Hope has had a meteoric career: at 22 having played two of the most iconic movie musical heroines with only a brief spell as Eponine in between, she is an engaging if not an entrancing Maria, playing on the character’s smarts and niceness. She’s pitch-perfect, but has been over-coached to disguise her flat Northern inflection (she’s from the same part of Manchester as me) and projects a stranger artificial enunciation even than Dame Julie’s Walton-on-Thames-by-way-of-Swiss-tax-exile vowels.

She deserves a better husband, though. Not because the 58-year old Georg von Trapp would probably be happier with Sarah Soetaert’s knockout Elsa Schraeder, surely the missing Gabor sister, but because Steven Houghton is more wooden than the surrounding forests. It amazed me to find he had released albums because it’s almost traditional now to cast a von Trapp who has television profile but not necessarily for singing. Although Hope has to belt out eight performances a week until January, the cast lists Lynden Edwards as ‘Alternative Captain’, so I’m guessing Wednesday matinees or Monday nights might be your best chance to see him.
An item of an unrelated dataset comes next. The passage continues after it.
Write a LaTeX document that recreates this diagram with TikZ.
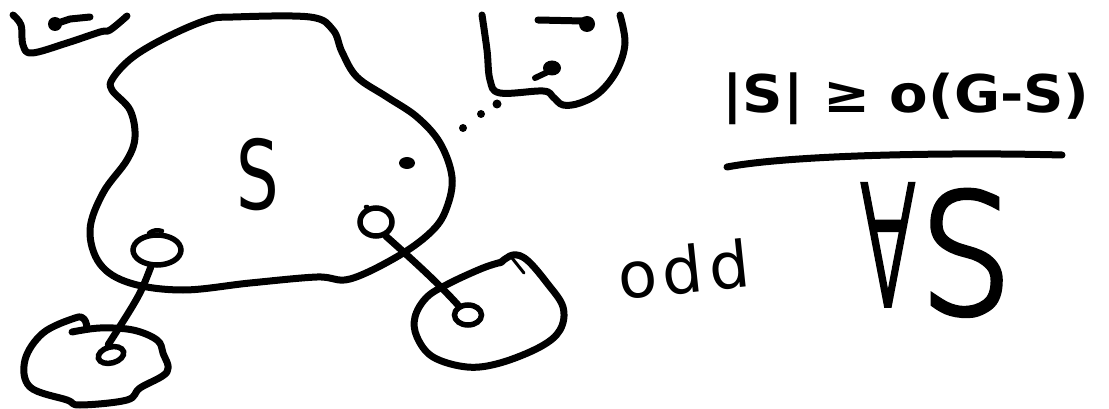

Julie-ophiles hate the structure of the stage musical: you can feel them seething early on when Maria and Mother Abbess sing ‘My Favourite Things’ because “it doesn’t come there” but, boy, does it come everywhere else and unlike the film score you’re painfully aware how often some really childish songs are re-hashed, particularly ‘Do Re Mi’ and the insufferable ‘So Long, Farewell’ … “Adieu, to yieu, and yieu, and yieu” if you want the ear-worm for the rest of the day.  In fact it sounds as though there are only five tunes in the whole show, plus the out-takes that didn’t make it to the movie which are actually superior stuff: Elsa and Max’s two numbers ‘How Can Love Survive’ and the Nazi-sympathising one Disney thought was just too near the knuckle ‘No Way To Stop It’.

There are some lovely camp moments: Bill Deamer’s choreography is smart but often also smartly tongue-in-cheek and making Roger Dipper’s Rolf such a fey balletomane renders his importuning of under-age Liesel a bit less creepy.

And there’s “that” line. Although not delivered in a German accent, Mother Abbess Jan Hartley doesn’t shrink from it, nor is it changed – and with a twenty-piece orchestra, swelling organ and more reverb than a Jane Macdonald concert, she Climbs Ev’ry Mountain magnificently.


In the interests of claiming credit for the absolute thoroughness of journalistic research: I’d like to point out I am possibly the only reviewer who has actually slept in the von Trapp villa in Salzburg. In the bedroom of Maria’s eldest daughter.  With a storm in the night.